Every second the equivalent of 63 billion CDs of data transit through the world’s internet (source: Cisco). That’s 1.5ZB per year (1ZB= 270 B!). As of December 31st 2011, 2.3 billion persons are using the internet, a 5.3X increase from the previous year! (source: internetworldstat.com). As lifestyle in almost every country in every continent is moving towards ubiquitous mobile lifestyle, demand for remote mass storage and cloud computing capacity is rapidly increasing. These numbers are mindboggling and leave us to estimate the impact of failure of this infrastructure leading to service disruption: we are not talking about thousands nor millions of users affected. We are talking about hundred of millions!

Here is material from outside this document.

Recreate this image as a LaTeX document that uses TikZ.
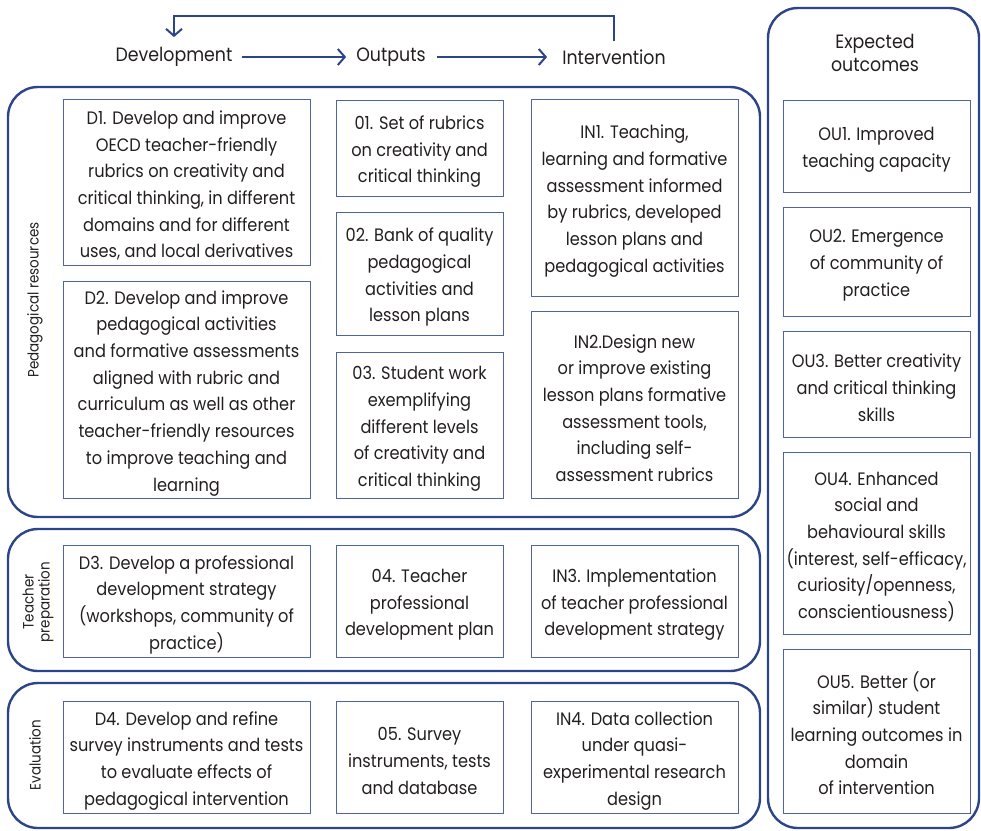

Obviously cloud services architectures involve heavy redundancies, mirror imaging of servers in different geographical location, disaster recovery procedures…Still, isn’t there some single point of failure? As it is a well adopted fact that software can show bugs, viruses, worms…how about hardware? When firewalls, watchdogs and other software procedure are commonly put in place, aren’t we less keen to accept hardware failure? Even trickier: what about hardware generated data corruption? The hardware shows no sign of failure, the software is not infected by viruses….still something’s not right.
Soft errors, even as being a small contributor of the overall reliability of systems, can still be the source of undetected failures that propagate to whole systems.
What are we doing to mitigate this problem, especially in cloud computing and data storage infrastructure?